Part 8: Spontaneous Preference

Part 8: Spontaneous Preference

MBTI’s word Perceptive in describing part of Lifestyle Preference is also a good word choice but, again, clients seemed to relate more readily to Spontaneous or Unstructured when trying to get a handle on this lifestyle preference. I kept the letter P by using the P in sPontaneous . So in this study sPontaneous/Unstructured (Perceptive).

Follow Your Impulse

The sPontaneous group has been gifted with a play ethic. “Work, it must be fun”, is their motto, qualified by ‘I’ll do it later!’

Because they dislike being told what to do themselves, they prefer not to be in charge. ‘Independent’ and ‘stubborn’ describe most of them to some degree. The sPontaneous crowd does not like to be boxed in. Planning their day or following a prescribed schedule does not appeal to them.

“I like to do things when I first think of it, rather than plan ahead,” one sPontaneous individual said to the group. “It ruins half the fun if you have to wait for something to happen,” another member continued.”

“What you plan to do Friday may not materialize, so you avoid disappointment by not planning. Also, appointments made way ahead may conflict with an opportunity to go the beach,” someone else expounded.

Unstructured (P) people are process-oriented-rather than completion or closure-oriented. As long as they are challenged by what they are doing, they will continue. That explains why they prefer short-term, exciting projects.

If jobs or responsibilities do not provide much stimulation, they will begin reluctantly and possibly not finish what they started. But their discipline and commitment far outshine Structured ( J) peoples’ if they are sufficiently challenged.

“We do not work from lists,” one sPontaneous group member reminded the others. “We hate lists, lose lists and wish our parents had understood that. We prefer to let little jobs pile up into one huge challenge. We’ll do a better job cleaning if we are working on a disaster area. Please don’t tell us when to begin, just when the job has to be finished,” was the consensus.
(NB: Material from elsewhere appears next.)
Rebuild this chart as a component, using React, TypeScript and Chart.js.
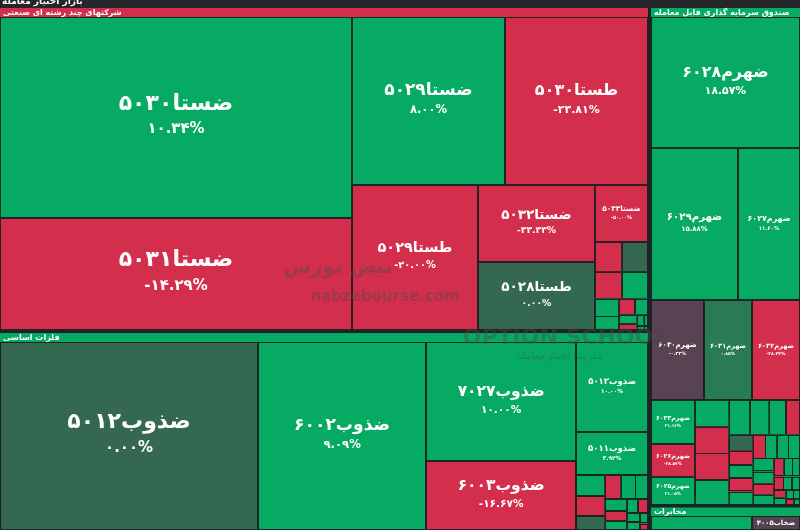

sPontaneous people excel in emergencies or crises. They think clearly and do their best work when they are under time pressure. In fact, they become structured in a crisis. That is why they are likely to let things slide until the last minute and then ‘steam it out’—and even get an A on the project.

Since life normally consists of more routine than crisis, unless sPontaneous people have trouble-shooting professions, their best potential will go untapped. In their spare time, they may follow emergency vehicles or be involved in a sport or recreation that provides some risk factor like rock climbing.

When one Structured group faulted a sPontaneous group for chronic tardiness, the latter countered with “We’re not habitually late because of lack of respect for others, but because we hate to wait for things to begin. Most meetings, for example, are pretty boring to us. We’d rather be outside. The first part of meetings is usually spent getting ready to begin, anyway.”

A sPontaneous senior engineering student said, “If I get up early, I get to school late, but if I sleep until the last minute, I get everything done, essential things, that is, and still make it to class on time. Extra time encourages me to piddle away the time reading the paper and playing with the cat.”

Since the business world is organized and considers respect for the clock and dependability critical criteria for good workmanship, many sPontaneous people lose good jobs due to their poor punctuality and absenteeism. “We do not have the rigid sense of time that Structured people seem to possess,” one group member responded.

“When someone says, ‘Meet me at ten,’ that doesn’t mean exactly at ten to us, but somewhere around there. We do agree, though, that improving our punctuality and dependability should be one of our chief goals.